In my head, I’m thinking, “Please sir, be distracted by this huge picture of a badass mountain that killed a lot of people and that I have snazzed up with a little photoshop filter, in a vain attempt to mask the poor quality of both my photography and photographic equipment.”
Hmm, maybe I shouldn’t plaster that on top of my resume but you get the point. Pompeii provides you with a perfect view of the snow-capped peak of Mt. Vesuvius. So how do you score this heavenly shot? If you enter the park through the Piazza Anfiteatro entrance, continue walking past the Amphitheater, which will be on your right, and continue straight ahead, until you hit a wooden gate. From here, you will see a small section of that fence, to your right, that is slightly shorter than the rest of the fence. Yeah, go here and let the magic happen. Seriously one of my favorite photos from my entire trip to Italy, and that’s saying a lot since Itlay is just so damn photogenic. If only I were that photogenic then I’d never have to work again. But if this shot earns you a thin slice of instant fame and fortune, just remember your dear old friend, girl with the passport and maybe share a link or two of mine as you cruise to the top.
9. To Book a Tour or to Not Book a Tour, that is the Question
So I swear I love history. I actually majored in it in college (clearly I’m using that degree real well). I even took a Roman history class because I went to a Liberal Arts school that had all those weird credit requirements like Western Civilization that are supposed to “help you find your passion”. Instead, you just end up taking a bunch of dumbass classes like ballet. I mean, when the hell is someone going to ask me to pirouette? Never because I suck at any and all forms of dance, just watch my Instagram stories. You could also ask my college roommate. When I performed my ballet final for her, she started convulsing in fits of laughter.
But I digress. So I was forced into taking this Roman history class because of lame ass credit requirements, but I actually enjoyed the class. Ugh, I am talking way too much. What I’m trying to say is that I enjoyed the class and enjoyed history but when I was in Italy, I felt like I took a history tour every damn day. It was like there was so much history that I was trying to cram into my visit that, to be honest, I kind of got toured out.

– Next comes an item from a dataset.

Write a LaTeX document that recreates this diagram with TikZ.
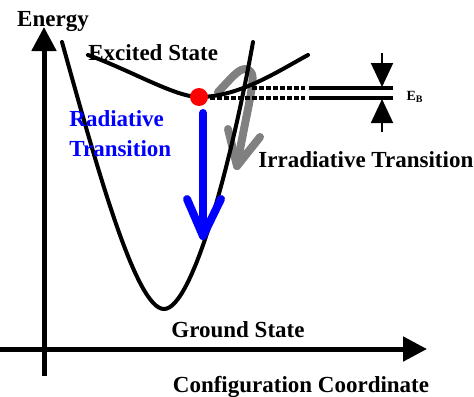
\documentclass[tikz,border=0pt]{standalone}
\usepackage{fontspec}
\setmainfont{Liberation Serif}
\usetikzlibrary{arrows.meta}

\begin{document}
\begin{tikzpicture}[x=0.5pt,y=-0.5pt,
  every node/.style={font=\fontsize{11.5}{15}\selectfont\bfseries, inner sep=0pt},
  curve/.style={line width=2pt, line cap=round},
  axis/.style={line width=2.5pt, -{Triangle[length=12pt,width=12pt]}},
  level/.style={line width=2pt},
  dashlevel/.style={line width=1.6pt, dash pattern=on 2.6pt off 0.9pt},
  gap/.style={line width=1pt, -{Triangle[length=12pt,width=11pt]}},
  transition/.style={line width=4pt, line cap=round, line join=round}]

\useasboundingbox (0,0) rectangle (474,396);

% axes
\draw[axis] (44,376) -- (44,27);
\draw[axis] (0,349) -- (427,349);

% irradiative path (under the curves)
\draw[transition, gray] (218,92) .. controls (232,78) and (244,60) .. (252,74)
  .. controls (255,82) and (245,120) .. (237,166);
\draw[transition, gray] (228,129) -- (237,166) -- (260,137);

% ground state
\draw[curve] (62,42) .. controls (97,168) and (136,309) .. (164,309)
  .. controls (192,309) and (231,165) .. (253,42);

% excited state
\draw[curve] (88,55) .. controls (130,70) and (175,97) .. (199,97)
  .. controls (240,97) and (280,70) .. (308,55);

% levels and E_B
\draw[dashlevel] (210,98) -- (305,98);
\draw[dashlevel] (252,88) -- (305,88);
\draw[level] (309,88) -- (393,88);
\draw[level] (309,98) -- (393,98);
\draw[gap] (382,53) -- (382,87);
\draw[gap] (382,132) -- (382,99);

% radiative transition
\draw[transition, blue] (203,113) -- (203,236);
\draw[transition, blue] (187,199) -- (203,236) -- (221,199);

\fill[red] (199,97) circle[radius=4.5pt];

% labels
\node[anchor=base] (energy) at (53,26) {Energy};
\node[anchor=base west] (excited) at (88,60) {Excited State};
\node[anchor=base] (ground) at (238,337) {Ground State};
\node[anchor=base] (config) at (301,392) {Configuration Coordinate};
\node[anchor=base west, blue, align=left] (radiative) at (69,156) {Radiative\\Transition};
\node[anchor=base west] (irradiative) at (258,167) {Irradiative Transition};
\node[font=\fontsize{7}{8}\selectfont\bfseries] (eb) at (415,97) {E\textsubscript{B}};

\end{tikzpicture}
\end{document}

That and some of these tours are not cheap and can cost upwards of $70 a person.
That’s why I opted out of a tour in Pompeii. Instead, I ambled through the quaint streets of this forgotten city and took in the majesty and beauty of this ancient epicenter of commerce, until I was drawn out of my reverie by some idiot that I saw draped all over an ancient mosaic. I totally wanted to throat punch them but violence is not the answer. That and I’ve seen one too many episodes of Locked Up Abroad and have no desire to spend time in a foreign prison.
So while I think a tour is an amazing way to explore Pompeii, don’t freak out if you don’t sign up for a tour because not only does the main entrance offer audioguides but I totally enjoyed my visit and without any professional assistance.
10. Having No Cash to Buy Your Return Train Ticket/ Taking a Taxi from the Train Station to Pompeii
Keep in mind that I am the Loony Toon who totally used the wrong train, but when I bought my train ticket to Trenitalia, Pompeii station, I thought I was being clever. See, I didn’t buy a return ticket because I had no idea how long it would take me to tour all of Pompeii. To be honest, I had so many problems just finding the train that I wasn’t even sure if I would make it to these historic ruins.
But I persevered through my ever plentiful shortcomings and was ready to book my return ticket to Pompeii. But the only hitch in my giddyup was that there was only one ticket machine that accepted only cash, no credit cards. Come to think of it, the machine didn’t even accept bills, just coins. That’s why I had to go buy something at the cafe next door just to get some change (and pee). So definitely bring change if you plan on buying a return ticket, to Naples, at the Pompeii train station.
And no need to hire a taxi at the train station. Sure, the walk is a little long but the town is quaint and it’s impossible to get lost. Just follow the hordes of people in front of you and boom, you’re at Pompeii before you know it.
My Mildly Informative Pompeii Travel Guide has Come to an End (insert sad face here)
Guys, I really am sad this post is over because I had a lot of fun writing it. Sure I made a ton of mistakes but how else would I be able to create a list Pompeii travel tips that are totally practical? And just think, this is only the start of your journey as you travel from Naples to Pompeii. Sure, I could go on and on about the history of this elusive place but where’s the fun in that? No one wants to snooze through a history textbook in their free time. Besides, if you learn it all now then you won’t be
gobsmacked when you get there and witness it in person.
So this post is basically here to tickle your taste buds (tickle, tickle) and give you an intro to Pompeii in tiniest of plastic, dioramas. I was gonna say in the tiniest of nutshells but like all historic sites, Pompeii has a huge plastic replica of the entire town that everyone just has to take a picture of. And I don’t get it. I mean yeah the re[plica gives you a feel for the scale of the place, but why the need for a photo? It’s not real but kind of like an overgrown toy. Sorry, I am going off on another tangent. I just never understand all the replica photos and I guess I never will. Whatever, I’ll just let my insane judgments go and dream about the day when I cease to make all these epic travel fails. Haha, like that will ever happen.